• _Exercise goal_
Take the lines from the top down to and including the one with "return radius.map((x, i)" and repeat them exactly. Omit images.

• _Provided material_
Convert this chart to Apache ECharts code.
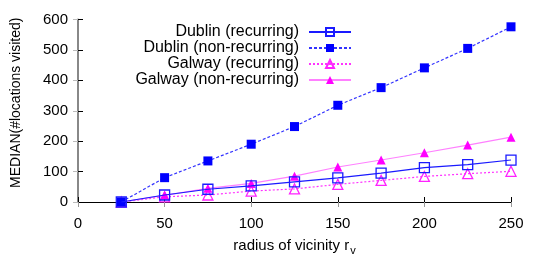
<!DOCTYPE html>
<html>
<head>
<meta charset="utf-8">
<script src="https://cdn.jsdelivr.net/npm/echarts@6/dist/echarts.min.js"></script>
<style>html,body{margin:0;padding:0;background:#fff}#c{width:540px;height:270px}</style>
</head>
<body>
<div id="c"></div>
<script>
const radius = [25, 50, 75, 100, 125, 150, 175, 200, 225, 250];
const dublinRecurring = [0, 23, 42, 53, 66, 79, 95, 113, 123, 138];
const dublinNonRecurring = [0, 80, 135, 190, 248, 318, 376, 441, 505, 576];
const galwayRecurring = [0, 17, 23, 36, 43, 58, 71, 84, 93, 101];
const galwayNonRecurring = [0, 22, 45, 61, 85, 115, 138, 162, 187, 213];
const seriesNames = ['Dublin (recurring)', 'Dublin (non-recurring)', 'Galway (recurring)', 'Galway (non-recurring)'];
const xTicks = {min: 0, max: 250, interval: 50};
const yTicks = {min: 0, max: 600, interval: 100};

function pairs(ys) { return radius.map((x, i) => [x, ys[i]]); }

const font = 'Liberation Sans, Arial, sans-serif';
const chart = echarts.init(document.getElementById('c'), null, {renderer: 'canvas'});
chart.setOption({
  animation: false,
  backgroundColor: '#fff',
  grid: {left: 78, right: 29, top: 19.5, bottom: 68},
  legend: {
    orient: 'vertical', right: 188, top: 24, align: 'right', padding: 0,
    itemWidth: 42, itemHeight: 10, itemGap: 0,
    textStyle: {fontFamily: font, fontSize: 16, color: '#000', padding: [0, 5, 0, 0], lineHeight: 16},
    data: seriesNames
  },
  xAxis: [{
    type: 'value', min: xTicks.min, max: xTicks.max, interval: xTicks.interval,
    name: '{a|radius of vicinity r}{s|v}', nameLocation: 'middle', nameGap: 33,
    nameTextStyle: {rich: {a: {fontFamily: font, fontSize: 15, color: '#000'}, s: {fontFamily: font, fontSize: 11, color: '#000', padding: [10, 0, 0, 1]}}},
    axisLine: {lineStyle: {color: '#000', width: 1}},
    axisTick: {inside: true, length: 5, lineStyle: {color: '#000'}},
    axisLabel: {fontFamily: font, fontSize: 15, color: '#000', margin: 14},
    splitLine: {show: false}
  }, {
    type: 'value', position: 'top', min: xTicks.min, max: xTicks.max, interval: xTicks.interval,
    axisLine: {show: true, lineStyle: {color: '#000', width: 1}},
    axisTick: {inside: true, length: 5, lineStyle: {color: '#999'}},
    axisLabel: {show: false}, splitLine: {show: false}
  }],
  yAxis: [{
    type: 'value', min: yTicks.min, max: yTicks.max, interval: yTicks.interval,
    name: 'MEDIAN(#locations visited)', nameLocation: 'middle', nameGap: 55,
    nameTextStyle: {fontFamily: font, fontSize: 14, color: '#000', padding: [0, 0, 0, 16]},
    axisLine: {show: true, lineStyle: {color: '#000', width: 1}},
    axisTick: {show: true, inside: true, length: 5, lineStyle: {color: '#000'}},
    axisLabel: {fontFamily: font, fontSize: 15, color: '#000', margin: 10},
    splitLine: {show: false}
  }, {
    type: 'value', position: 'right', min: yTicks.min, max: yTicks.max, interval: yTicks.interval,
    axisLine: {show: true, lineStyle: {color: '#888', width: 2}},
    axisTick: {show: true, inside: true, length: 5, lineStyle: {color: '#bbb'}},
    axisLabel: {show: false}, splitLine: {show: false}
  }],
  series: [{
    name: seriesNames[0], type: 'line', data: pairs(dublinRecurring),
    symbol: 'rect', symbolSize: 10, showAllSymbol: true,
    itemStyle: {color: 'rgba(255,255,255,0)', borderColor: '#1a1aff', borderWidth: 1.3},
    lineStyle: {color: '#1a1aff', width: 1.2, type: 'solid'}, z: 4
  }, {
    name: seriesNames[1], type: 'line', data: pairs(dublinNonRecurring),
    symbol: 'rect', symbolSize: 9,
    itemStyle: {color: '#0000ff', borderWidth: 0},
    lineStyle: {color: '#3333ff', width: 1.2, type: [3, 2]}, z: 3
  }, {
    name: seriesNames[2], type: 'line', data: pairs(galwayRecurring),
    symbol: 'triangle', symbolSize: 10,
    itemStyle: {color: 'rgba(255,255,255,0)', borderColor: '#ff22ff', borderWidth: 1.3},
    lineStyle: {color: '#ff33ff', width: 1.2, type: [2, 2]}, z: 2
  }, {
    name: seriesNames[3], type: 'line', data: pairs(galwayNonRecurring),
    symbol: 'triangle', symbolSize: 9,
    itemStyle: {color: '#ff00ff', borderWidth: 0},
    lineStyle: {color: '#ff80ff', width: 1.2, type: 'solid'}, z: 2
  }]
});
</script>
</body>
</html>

• _Finished exercise_
Convert this chart to Apache ECharts code.
<!DOCTYPE html>
<html>
<head>
<meta charset="utf-8">
<script src="https://cdn.jsdelivr.net/npm/echarts@6/dist/echarts.min.js"></script>
<style>html,body{margin:0;padding:0;background:#fff}#c{width:540px;height:270px}</style>
</head>
<body>
<div id="c"></div>
<script>
const radius = [25, 50, 75, 100, 125, 150, 175, 200, 225, 250];
const dublinRecurring = [0, 23, 42, 53, 66, 79, 95, 113, 123, 138];
const dublinNonRecurring = [0, 80, 135, 190, 248, 318, 376, 441, 505, 576];
const galwayRecurring = [0, 17, 23, 36, 43, 58, 71, 84, 93, 101];
const galwayNonRecurring = [0, 22, 45, 61, 85, 115, 138, 162, 187, 213];
const seriesNames = ['Dublin (recurring)', 'Dublin (non-recurring)', 'Galway (recurring)', 'Galway (non-recurring)'];
const xTicks = {min: 0, max: 250, interval: 50};
const yTicks = {min: 0, max: 600, interval: 100};

function pairs(ys) { return radius.map((x, i) => [x, ys[i]]); }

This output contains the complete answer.